無礼さは脳に焼き付く 自分が直接、無礼な態度を取られたわれではなく、そばでそれを見ていただけでも、心と身体の両方に悪影響が及ぶことはある。脳にはその痕跡が必ず残る。脳に二度と消えない入墨が入るようなものだ。
本文 P65-70
いい態度に接すると、いいことに注意が向く 無礼な言動の悪影響は短時間のうちに広がるし、影響はその言動の後も長く残ることになる。しかし、礼儀正しい言動にも同じことが言える。
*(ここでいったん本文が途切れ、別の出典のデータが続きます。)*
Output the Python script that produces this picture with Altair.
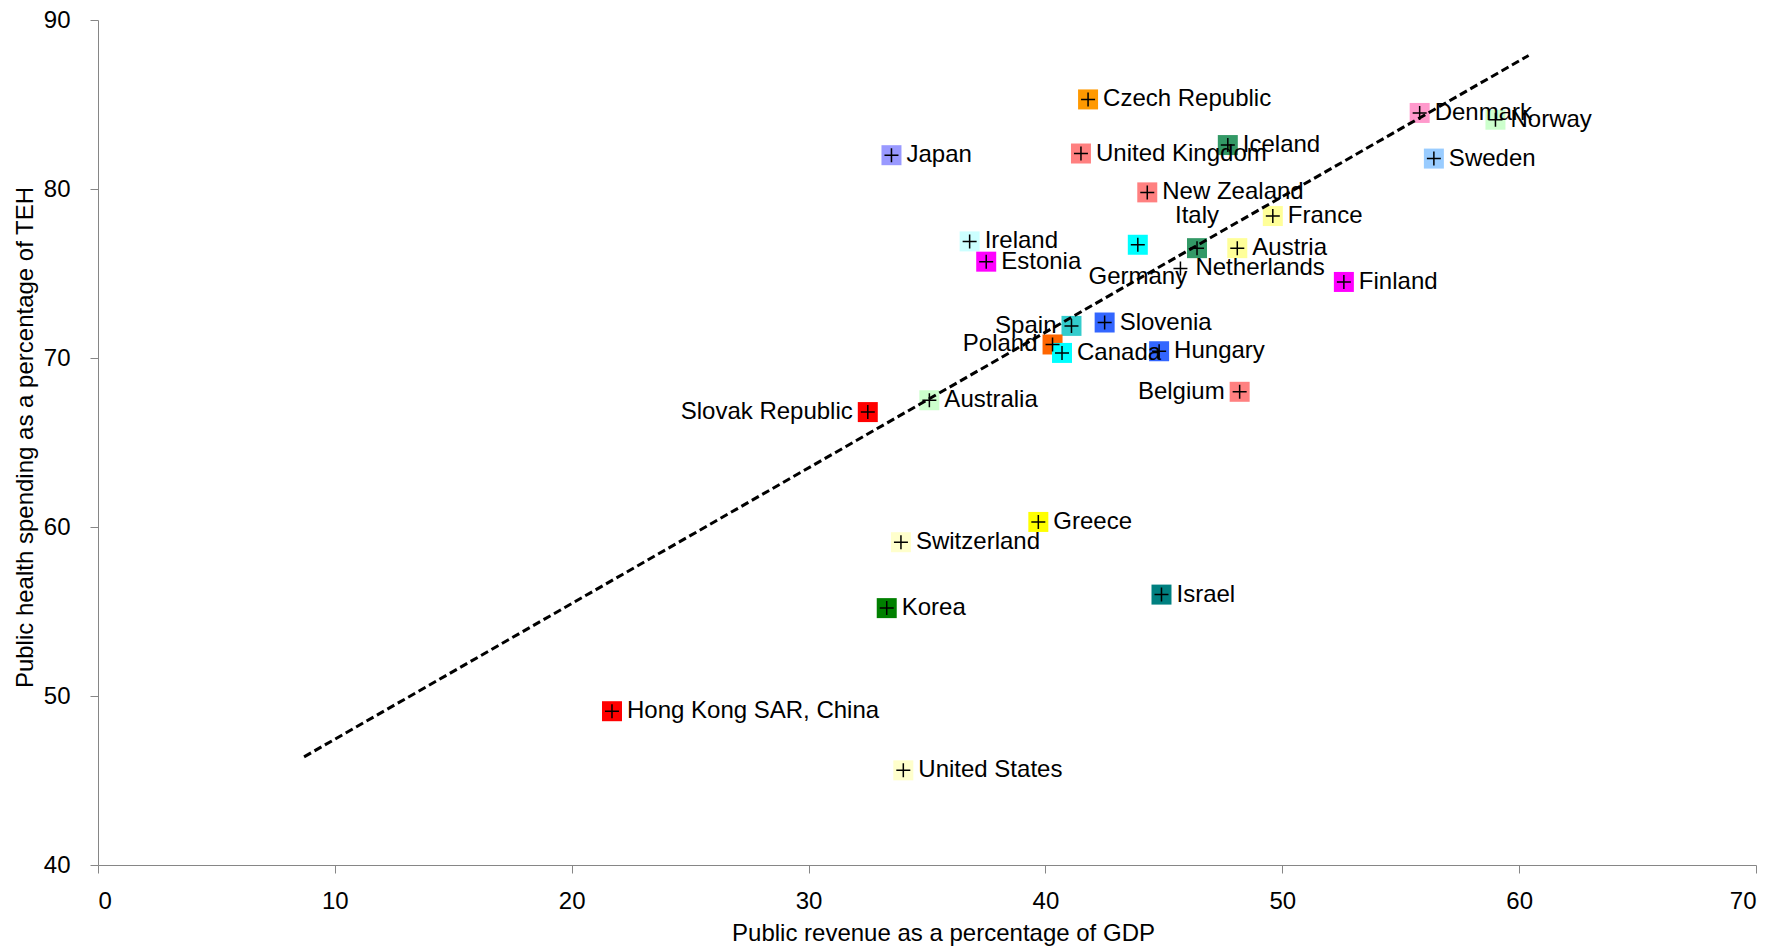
import altair as alt
import pandas as pd

countries = [
    "Czech Republic", "Japan", "United Kingdom", "Iceland", "Denmark", "Norway",
    "Sweden", "New Zealand", "France", "Ireland", "Germany", "Italy", "Austria",
    "Estonia", "Netherlands", "Finland", "Slovenia", "Spain", "Poland", "Canada",
    "Hungary", "Belgium", "Slovak Republic", "Australia", "Greece", "Switzerland",
    "Korea", "Israel", "Hong Kong SAR, China", "United States",
]
revenue_gdp = [
    41.8, 33.5, 41.5, 47.7, 55.8, 59.0,
    56.4, 44.3, 49.6, 36.8, 43.9, 46.4, 48.1,
    37.5, 45.7, 52.6, 42.5, 41.1, 40.3, 40.7,
    44.8, 48.2, 32.5, 35.1, 39.7, 33.9,
    33.3, 44.9, 21.7, 34.0,
]
public_share_teh = [
    85.3, 82.0, 82.1, 82.6, 84.5, 84.1,
    81.8, 79.8, 78.4, 76.9, 76.7, 76.5, 76.5,
    75.7, 75.3, 74.5, 72.1, 71.9, 70.8, 70.3,
    70.4, 68.0, 66.8, 67.5, 60.3, 59.1,
    55.2, 56.0, 49.1, 45.6,
]
marker_colors = [
    "#FF9900", "#9999FF", "#FF8080", "#339966", "#FF99CC", "#CCFFCC",
    "#99CCFF", "#FF8080", "#FFFF99", "#CCFFFF", "#00FFFF", "#339966", "#FFFF99",
    "#FF00FF", "transparent", "#FF00FF", "#3366FF", "#33CCCC", "#FF6600", "#00FFFF",
    "#3366FF", "#FF8080", "#FF0000", "#CCFFCC", "#FFFF00", "#FFFFCC",
    "#008000", "#008080", "#FF0000", "#FFFFCC",
]

left_labels = ["Slovak Republic", "Spain", "Poland", "Belgium"]
above_labels = ["Italy"]
below_labels = ["Germany"]

trend_x = [8.7, 60.4]
trend_y = [46.4, 87.9]

def placement(name):
    if name in left_labels:
        return "left"
    if name in above_labels:
        return "above"
    if name in below_labels:
        return "below"
    return "right"

df = pd.DataFrame({
    "country": countries,
    "revenue": revenue_gdp,
    "public": public_share_teh,
    "color": marker_colors,
})
df["pos"] = [placement(c) for c in countries]
trend = pd.DataFrame({"revenue": trend_x, "public": trend_y})

FONT = "Liberation Sans"
AX = "#868686"

x_enc = alt.X(
    "revenue:Q",
    scale=alt.Scale(domain=[0, 70], nice=False, zero=False),
    axis=alt.Axis(
        values=list(range(0, 71, 10)), title="Public revenue as a percentage of GDP",
        grid=False, domainColor=AX, tickColor=AX, tickSize=8, labelPadding=16,
        labelFontSize=24, titleFontSize=24, titleFontWeight="normal",
        titlePadding=8, titleX=845,
        labelColor="black", titleColor="black", labelFont=FONT, titleFont=FONT,
    ),
)
y_enc = alt.Y(
    "public:Q",
    scale=alt.Scale(domain=[40, 90], nice=False, zero=False),
    axis=alt.Axis(
        values=list(range(40, 91, 10)), title="Public health spending as a percentage of TEH",
        grid=False, domainColor=AX, tickColor=AX, tickSize=8, labelPadding=20,
        labelFontSize=24, titleFontSize=24, titleFontWeight="normal", titlePadding=6,
        titleY=417,
        labelColor="black", titleColor="black", labelFont=FONT, titleFont=FONT,
    ),
)

base = alt.Chart(df)

squares = base.mark_square(size=400, opacity=1).encode(
    x=x_enc, y=y_enc, color=alt.Color("color:N", scale=None)
)
pluses = base.mark_point(
    shape="M-1,0L1,0M0,-1L0,1", size=196, filled=False, stroke="black",
    strokeWidth=1.5, opacity=1,
).encode(x="revenue:Q", y="public:Q")

def labels(pos, **kw):
    return base.transform_filter(alt.datum.pos == pos).mark_text(
        font=FONT, fontSize=24, color="black", baseline="middle", **kw
    ).encode(x="revenue:Q", y="public:Q", text="country:N")

lab_right = labels("right", align="left", dx=15)
lab_left = labels("left", align="right", dx=-15)
lab_above = labels("above", align="center", dy=-32)
lab_below = labels("below", align="center", dy=32)

trend_line = alt.Chart(trend).mark_line(
    color="black", strokeWidth=3, strokeDash=[8, 4]
).encode(x="revenue:Q", y="public:Q")

chart = alt.layer(
    squares, pluses, lab_right, lab_left, lab_above, lab_below, trend_line
).properties(
    width=1658, height=845,
    autosize=alt.AutoSizeParams(type="none"),
    padding={"left": 98, "top": 20, "right": 24, "bottom": 82},
    background="white",
).configure_view(stroke=None)

chart.save("out.html", embed_options={"renderer": "svg", "actions": False})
一部の社員がほんの少し礼儀正しい行動をとるだけで、相手の社員もすぐに同様のことをするようになるとわかった。そして短時間のうちに全体に礼儀正しい行動が広まる。
私たちの一人一人が些細な行動に注意すれば、温かく、互いのことを認めあえる雰囲気、皆に元気を与える空気を作り出すことができる。これは今日から、今からでもできることだ。すぐに始めない理由はどこにもない。
本文 P71-73
ここまで無礼と礼節についてですが、ここでやっと第一部が終わり、第二部からは具体的な方法論が展開され、第四部まで続きます。
中には文化の違いもあるのか、それとも個人の考え方の違いなのか、首をかしげるやり方もあるのですが、どうやったら礼節のある人になれるのか、どうしたら礼節のある企業(組織)になれるのか書かれていました。確かにすぐにやらない手はないと思います。
そして最後に
突き詰めれば最も重要なのは人間関係である。そして、礼節は人間関係の基礎となる。他人に対する態度、ふるまいに敬意があれば、それは自分自身を前進させることにつながるし、キャリアにも必ず良い影響をもたらす。他人と良好な関係を結ぶのに役立ち、人生を良い方向に導くことにな。
あなたに礼節があれば、仕事も、仕事を離れた人生も必ずうまくいくはずだ。あなたが何歳でも、どういう環境にいようと、礼節を高める努力はできる。
あなたは今日会った人にどういう態度を取っただろうか。もしかしてあなたが当たり前だと思っている態度はすでに時代遅れかもしれない。あなたは周囲の人たちを元気づけているだろうか、それとも意気消沈させているだろうか。それをよく考えてみよう。
自分をどういう人間にするか、私たちはそれを自分で選ぶことができる。良くなろうと決意することはいつでもできる。
あなたは果たしてどういう人間になりたいだろうか。
本文 P310-311
もちろん、どんなに礼節を尽くしても、無礼な人間と全くかかわらずに生きていける人はいないと思います。ましてや無礼な人は死んでも治らない人もいることでしょう。一見声の大きな威圧するような人が得をして、むしろまじめで礼儀正しい人が損をするような世の中でもありますよね。でも自分の心の平和のためにも、周りの人の心の平和のためにも、礼節のある人を目指したいなと思った一冊でした。
私の経験でも相手を見下したような態度の人、例えばある時受けた電話ではおばさんが「女じゃ話にならないから男の人出してよ」って、思わずあなたは女じゃないのね?と心の中で思ったこともありますし、聴き返されただけで怒鳴り出すような人もいますよね?自分の言い方が悪いのに理解してもらえないと怒りだす人のほんとに多いこと…世の中とはいえそういう人を見るたびにがっかりします。
かと思うと、些細なこと一つに「ありがとう」とにっこり微笑む人を見ると「あ~すてきだな」とこちらも幸せな気分になりますしね。多分そのありがとうにその人の人柄が出ているからだと思います。できれば自分もそちら側の人でありたいなと思いますね。まずは相手を尊重することから…始めてみようと思います。
普段から結構無礼な態度を目にする機会も多いので、世の中が少しでもいいほうの連鎖でよくなっていくことを願いたいものです。